# START OF Exercise material

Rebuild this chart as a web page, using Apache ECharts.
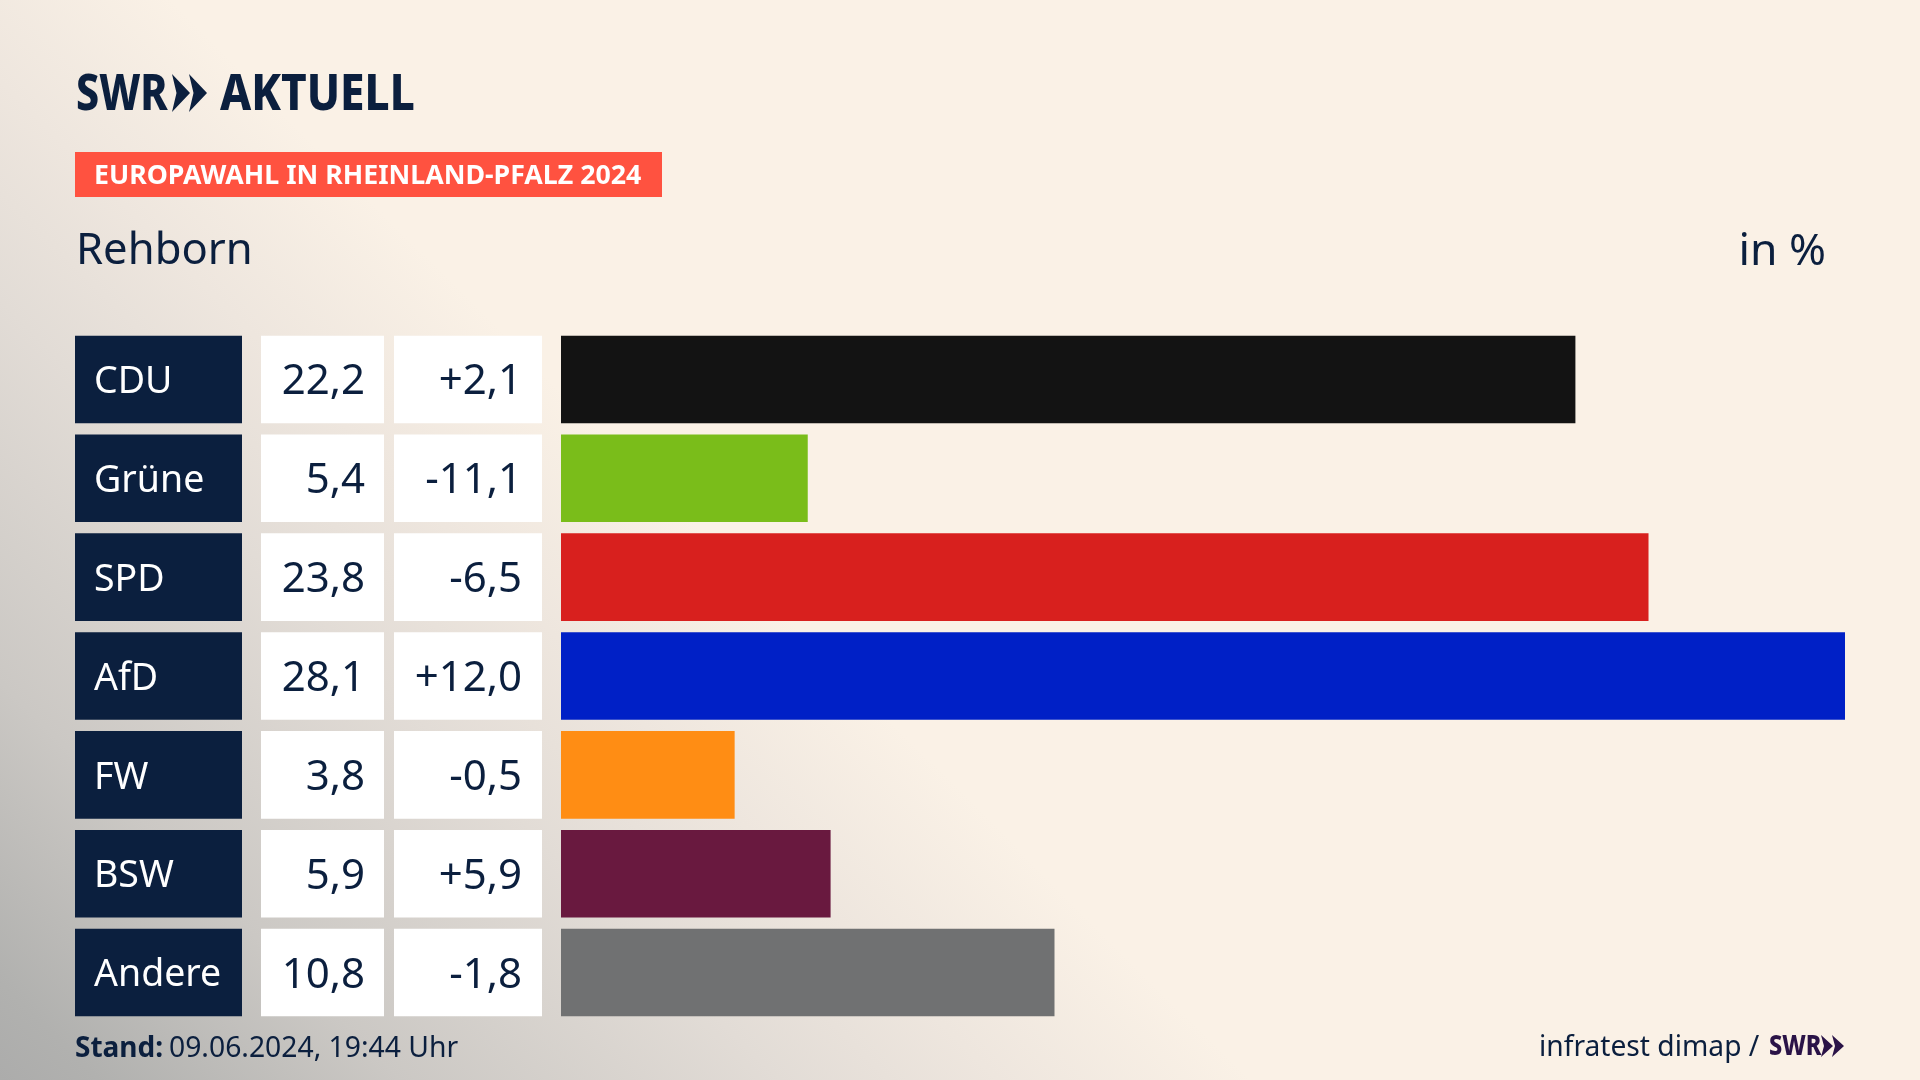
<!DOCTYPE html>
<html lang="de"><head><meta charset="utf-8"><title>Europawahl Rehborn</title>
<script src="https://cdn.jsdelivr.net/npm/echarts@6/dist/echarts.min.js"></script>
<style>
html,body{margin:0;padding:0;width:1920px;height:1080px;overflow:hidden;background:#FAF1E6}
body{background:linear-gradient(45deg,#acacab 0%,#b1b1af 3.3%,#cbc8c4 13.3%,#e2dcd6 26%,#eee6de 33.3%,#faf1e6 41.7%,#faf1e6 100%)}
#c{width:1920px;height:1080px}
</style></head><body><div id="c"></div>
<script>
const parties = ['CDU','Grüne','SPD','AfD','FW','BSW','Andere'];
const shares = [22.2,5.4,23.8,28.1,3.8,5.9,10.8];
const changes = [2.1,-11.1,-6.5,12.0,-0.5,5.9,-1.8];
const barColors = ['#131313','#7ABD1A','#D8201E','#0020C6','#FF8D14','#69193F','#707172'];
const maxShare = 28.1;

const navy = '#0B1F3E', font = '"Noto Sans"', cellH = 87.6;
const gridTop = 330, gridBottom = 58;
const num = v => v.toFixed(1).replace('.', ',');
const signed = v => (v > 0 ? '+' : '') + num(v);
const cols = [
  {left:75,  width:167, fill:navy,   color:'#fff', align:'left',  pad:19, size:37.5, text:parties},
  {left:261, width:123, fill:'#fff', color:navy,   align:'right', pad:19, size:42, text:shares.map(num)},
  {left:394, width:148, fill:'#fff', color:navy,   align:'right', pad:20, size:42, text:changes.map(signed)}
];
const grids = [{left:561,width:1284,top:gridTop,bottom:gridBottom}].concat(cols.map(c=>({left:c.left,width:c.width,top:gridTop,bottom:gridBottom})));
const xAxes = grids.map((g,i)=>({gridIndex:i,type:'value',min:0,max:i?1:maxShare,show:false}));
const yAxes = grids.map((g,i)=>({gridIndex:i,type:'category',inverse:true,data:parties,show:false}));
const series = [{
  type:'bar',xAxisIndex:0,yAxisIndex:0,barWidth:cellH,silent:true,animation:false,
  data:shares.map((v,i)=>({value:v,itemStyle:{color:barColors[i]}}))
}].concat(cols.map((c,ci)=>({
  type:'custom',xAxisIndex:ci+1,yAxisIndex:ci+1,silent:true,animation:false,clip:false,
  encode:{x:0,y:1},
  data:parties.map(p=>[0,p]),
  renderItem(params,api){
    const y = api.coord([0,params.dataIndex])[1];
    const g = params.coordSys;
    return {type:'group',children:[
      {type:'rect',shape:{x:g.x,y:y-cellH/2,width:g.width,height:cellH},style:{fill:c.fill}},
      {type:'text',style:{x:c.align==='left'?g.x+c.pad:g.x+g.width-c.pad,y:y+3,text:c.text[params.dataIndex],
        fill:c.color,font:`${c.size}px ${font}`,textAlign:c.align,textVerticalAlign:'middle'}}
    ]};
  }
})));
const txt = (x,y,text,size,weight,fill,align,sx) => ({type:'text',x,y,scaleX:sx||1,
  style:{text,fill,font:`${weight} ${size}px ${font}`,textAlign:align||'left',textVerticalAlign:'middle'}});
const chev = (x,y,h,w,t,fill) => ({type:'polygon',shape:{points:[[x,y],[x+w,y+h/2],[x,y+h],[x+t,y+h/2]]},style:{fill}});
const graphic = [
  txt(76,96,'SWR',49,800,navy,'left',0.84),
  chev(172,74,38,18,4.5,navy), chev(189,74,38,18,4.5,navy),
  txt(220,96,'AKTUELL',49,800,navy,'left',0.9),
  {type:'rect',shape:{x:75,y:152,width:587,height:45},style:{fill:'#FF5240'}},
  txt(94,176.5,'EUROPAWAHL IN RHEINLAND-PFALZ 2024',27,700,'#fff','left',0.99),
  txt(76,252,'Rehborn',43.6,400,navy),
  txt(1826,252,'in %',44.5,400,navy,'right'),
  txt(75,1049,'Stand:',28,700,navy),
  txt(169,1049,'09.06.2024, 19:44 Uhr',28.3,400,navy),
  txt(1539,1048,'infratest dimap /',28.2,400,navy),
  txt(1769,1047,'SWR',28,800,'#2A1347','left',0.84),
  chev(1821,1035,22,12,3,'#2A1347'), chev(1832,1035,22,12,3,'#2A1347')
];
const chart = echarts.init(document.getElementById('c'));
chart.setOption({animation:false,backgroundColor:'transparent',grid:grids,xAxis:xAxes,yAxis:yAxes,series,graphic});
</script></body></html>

# END OF Exercise material
# START OF Exercise material

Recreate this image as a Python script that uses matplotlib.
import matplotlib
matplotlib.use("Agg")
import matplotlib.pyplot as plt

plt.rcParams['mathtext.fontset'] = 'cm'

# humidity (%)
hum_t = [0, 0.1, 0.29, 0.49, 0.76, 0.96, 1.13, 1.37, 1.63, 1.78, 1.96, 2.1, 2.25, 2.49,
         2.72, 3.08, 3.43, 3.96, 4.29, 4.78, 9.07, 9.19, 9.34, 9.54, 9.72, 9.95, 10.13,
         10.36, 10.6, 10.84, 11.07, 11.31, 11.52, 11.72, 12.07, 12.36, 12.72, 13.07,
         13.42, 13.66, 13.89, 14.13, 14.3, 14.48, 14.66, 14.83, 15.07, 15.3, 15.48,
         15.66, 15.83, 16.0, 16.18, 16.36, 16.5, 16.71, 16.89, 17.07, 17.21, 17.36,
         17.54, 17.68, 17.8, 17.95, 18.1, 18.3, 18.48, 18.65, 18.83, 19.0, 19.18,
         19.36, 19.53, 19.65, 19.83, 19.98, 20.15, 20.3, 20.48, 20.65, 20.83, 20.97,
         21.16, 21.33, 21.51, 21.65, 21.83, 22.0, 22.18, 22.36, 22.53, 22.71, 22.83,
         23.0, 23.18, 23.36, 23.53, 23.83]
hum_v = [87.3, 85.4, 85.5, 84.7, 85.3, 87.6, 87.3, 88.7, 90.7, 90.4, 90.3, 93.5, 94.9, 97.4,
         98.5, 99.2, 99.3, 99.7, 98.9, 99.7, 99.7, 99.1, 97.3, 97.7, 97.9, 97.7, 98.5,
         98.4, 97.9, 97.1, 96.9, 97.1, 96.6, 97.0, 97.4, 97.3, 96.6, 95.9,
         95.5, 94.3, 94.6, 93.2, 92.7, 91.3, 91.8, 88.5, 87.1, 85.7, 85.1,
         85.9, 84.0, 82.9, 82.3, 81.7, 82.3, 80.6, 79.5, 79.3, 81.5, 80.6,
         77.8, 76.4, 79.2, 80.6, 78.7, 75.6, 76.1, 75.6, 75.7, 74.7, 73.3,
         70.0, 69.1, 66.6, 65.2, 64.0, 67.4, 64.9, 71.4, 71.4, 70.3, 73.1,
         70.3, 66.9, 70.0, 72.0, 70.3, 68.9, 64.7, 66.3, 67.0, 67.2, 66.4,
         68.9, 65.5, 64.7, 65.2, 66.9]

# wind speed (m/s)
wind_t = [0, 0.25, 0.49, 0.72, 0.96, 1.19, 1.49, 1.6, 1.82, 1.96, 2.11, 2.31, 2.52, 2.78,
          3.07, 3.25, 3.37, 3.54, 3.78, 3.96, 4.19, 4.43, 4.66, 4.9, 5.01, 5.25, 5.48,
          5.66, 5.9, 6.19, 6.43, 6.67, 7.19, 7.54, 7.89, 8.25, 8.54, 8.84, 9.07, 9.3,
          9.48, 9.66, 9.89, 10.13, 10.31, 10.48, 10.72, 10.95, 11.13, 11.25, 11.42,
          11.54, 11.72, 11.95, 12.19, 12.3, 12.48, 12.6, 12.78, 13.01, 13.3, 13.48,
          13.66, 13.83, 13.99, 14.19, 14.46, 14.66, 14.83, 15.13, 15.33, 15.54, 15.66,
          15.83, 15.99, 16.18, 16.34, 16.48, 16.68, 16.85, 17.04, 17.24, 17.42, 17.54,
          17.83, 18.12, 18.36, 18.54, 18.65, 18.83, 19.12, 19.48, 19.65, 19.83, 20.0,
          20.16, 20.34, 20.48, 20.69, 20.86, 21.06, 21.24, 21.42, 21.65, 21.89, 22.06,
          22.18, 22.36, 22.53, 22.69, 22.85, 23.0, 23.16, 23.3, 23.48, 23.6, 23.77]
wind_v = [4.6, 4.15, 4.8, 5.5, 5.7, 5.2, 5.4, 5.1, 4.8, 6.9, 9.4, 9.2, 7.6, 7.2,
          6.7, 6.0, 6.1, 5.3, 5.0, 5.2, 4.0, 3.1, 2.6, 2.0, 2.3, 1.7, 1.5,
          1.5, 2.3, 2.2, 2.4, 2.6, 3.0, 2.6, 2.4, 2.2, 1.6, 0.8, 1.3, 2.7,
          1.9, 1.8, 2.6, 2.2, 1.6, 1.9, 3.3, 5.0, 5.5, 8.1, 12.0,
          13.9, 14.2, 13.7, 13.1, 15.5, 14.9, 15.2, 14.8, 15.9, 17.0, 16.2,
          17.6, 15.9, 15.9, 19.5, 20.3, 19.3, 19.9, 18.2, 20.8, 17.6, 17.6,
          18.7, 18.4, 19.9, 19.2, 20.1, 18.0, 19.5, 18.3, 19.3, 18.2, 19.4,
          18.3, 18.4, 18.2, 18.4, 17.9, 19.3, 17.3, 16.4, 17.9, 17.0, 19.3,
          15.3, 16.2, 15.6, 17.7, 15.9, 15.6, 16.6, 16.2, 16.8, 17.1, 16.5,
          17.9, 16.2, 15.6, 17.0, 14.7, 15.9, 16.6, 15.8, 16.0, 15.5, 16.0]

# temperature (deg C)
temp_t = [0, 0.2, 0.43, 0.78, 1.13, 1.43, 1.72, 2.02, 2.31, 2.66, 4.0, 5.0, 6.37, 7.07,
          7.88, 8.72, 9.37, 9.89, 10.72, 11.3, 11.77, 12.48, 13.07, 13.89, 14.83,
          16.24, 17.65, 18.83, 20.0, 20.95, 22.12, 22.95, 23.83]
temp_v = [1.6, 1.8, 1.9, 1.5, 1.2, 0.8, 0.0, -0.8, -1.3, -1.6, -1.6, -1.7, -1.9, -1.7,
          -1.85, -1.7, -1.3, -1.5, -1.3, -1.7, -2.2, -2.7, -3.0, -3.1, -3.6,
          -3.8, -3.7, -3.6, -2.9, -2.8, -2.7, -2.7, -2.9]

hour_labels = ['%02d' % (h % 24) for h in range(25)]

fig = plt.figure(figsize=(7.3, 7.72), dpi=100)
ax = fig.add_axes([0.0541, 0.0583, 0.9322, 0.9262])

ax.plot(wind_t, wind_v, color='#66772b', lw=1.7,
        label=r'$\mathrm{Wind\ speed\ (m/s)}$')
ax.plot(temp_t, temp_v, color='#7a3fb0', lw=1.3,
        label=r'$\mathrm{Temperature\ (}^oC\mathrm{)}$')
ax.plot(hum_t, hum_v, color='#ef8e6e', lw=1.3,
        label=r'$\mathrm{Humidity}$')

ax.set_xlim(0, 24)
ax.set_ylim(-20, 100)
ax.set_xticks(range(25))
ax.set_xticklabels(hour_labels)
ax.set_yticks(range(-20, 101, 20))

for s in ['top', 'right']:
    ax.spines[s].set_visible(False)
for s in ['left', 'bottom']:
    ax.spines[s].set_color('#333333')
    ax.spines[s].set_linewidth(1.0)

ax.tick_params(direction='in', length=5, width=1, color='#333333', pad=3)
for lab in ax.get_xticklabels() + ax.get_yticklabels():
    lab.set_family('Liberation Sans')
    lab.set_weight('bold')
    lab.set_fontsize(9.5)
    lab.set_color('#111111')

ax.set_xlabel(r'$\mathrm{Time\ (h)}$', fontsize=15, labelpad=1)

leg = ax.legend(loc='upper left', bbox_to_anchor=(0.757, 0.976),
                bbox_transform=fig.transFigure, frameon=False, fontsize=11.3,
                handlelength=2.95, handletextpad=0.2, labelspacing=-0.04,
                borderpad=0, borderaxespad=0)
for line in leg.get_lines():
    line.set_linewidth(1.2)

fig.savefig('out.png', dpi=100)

# END OF Exercise material
# START OF Exercise material

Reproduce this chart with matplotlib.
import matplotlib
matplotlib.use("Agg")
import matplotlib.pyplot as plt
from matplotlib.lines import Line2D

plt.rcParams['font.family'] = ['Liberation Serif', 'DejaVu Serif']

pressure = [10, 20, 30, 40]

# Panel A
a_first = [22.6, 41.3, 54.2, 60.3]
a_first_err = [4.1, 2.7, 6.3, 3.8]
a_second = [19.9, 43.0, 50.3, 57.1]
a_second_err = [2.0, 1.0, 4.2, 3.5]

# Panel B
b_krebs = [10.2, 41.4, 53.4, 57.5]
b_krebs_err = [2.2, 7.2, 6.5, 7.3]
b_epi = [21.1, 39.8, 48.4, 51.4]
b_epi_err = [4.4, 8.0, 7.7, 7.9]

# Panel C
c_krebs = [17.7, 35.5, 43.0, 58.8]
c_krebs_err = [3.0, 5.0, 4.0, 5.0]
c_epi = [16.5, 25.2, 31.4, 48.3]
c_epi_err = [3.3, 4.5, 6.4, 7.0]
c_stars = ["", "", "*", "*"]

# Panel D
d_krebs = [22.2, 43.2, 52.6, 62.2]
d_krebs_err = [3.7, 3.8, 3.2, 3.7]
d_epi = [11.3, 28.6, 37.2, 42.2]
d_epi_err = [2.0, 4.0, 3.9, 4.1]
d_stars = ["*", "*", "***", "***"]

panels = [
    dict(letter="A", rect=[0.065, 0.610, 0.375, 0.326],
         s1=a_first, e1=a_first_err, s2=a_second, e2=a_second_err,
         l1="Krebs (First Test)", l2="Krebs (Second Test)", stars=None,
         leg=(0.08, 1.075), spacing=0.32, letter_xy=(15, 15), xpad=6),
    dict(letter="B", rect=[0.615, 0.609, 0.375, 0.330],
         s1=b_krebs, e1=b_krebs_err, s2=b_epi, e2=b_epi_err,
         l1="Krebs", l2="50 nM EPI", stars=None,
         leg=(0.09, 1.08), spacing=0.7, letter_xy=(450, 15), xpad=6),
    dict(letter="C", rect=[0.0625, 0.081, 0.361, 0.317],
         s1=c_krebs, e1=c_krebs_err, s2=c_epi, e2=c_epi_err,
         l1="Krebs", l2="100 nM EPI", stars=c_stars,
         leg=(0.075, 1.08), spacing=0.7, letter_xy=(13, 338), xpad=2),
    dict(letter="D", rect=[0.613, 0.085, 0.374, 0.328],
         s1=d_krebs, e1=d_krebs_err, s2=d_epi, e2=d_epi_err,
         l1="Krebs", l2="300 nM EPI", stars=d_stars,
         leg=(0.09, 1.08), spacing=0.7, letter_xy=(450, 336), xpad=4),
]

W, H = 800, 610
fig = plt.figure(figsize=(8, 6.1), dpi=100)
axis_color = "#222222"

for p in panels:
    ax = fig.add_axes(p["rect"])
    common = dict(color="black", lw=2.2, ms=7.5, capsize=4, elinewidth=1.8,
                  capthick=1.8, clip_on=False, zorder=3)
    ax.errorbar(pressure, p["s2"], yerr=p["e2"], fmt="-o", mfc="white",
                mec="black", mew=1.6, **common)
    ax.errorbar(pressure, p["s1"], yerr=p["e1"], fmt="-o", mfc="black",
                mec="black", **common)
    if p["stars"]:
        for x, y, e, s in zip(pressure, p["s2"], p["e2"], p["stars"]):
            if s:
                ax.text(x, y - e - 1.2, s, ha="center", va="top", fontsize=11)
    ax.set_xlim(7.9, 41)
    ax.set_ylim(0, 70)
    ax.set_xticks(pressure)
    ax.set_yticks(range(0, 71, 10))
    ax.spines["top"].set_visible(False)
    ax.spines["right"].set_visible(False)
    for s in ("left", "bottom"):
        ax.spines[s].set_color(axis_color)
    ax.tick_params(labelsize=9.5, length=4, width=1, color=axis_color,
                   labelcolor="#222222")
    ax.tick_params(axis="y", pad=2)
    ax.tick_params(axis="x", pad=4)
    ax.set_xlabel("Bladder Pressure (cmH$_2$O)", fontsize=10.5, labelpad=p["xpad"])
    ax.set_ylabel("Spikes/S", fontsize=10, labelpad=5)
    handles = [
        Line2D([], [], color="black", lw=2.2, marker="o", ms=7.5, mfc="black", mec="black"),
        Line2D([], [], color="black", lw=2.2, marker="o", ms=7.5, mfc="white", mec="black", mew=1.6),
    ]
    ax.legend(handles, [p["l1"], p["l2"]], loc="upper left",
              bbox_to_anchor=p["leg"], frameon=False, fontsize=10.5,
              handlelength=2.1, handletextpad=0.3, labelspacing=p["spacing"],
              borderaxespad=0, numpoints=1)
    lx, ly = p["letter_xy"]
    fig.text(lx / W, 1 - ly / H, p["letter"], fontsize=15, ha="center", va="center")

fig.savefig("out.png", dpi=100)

# END OF Exercise material

◆ What is asked: From the entries above, give again exactly the lines running from the line with "Reproduce this chart with matplotlib." to the line with "b_epi_err = [4.4, 8.0, 7.7, 7.9]"; include both of those lines.

◆ Response to the task:
Reproduce this chart with matplotlib.
import matplotlib
matplotlib.use("Agg")
import matplotlib.pyplot as plt
from matplotlib.lines import Line2D

plt.rcParams['font.family'] = ['Liberation Serif', 'DejaVu Serif']

pressure = [10, 20, 30, 40]

# Panel A
a_first = [22.6, 41.3, 54.2, 60.3]
a_first_err = [4.1, 2.7, 6.3, 3.8]
a_second = [19.9, 43.0, 50.3, 57.1]
a_second_err = [2.0, 1.0, 4.2, 3.5]

# Panel B
b_krebs = [10.2, 41.4, 53.4, 57.5]
b_krebs_err = [2.2, 7.2, 6.5, 7.3]
b_epi = [21.1, 39.8, 48.4, 51.4]
b_epi_err = [4.4, 8.0, 7.7, 7.9]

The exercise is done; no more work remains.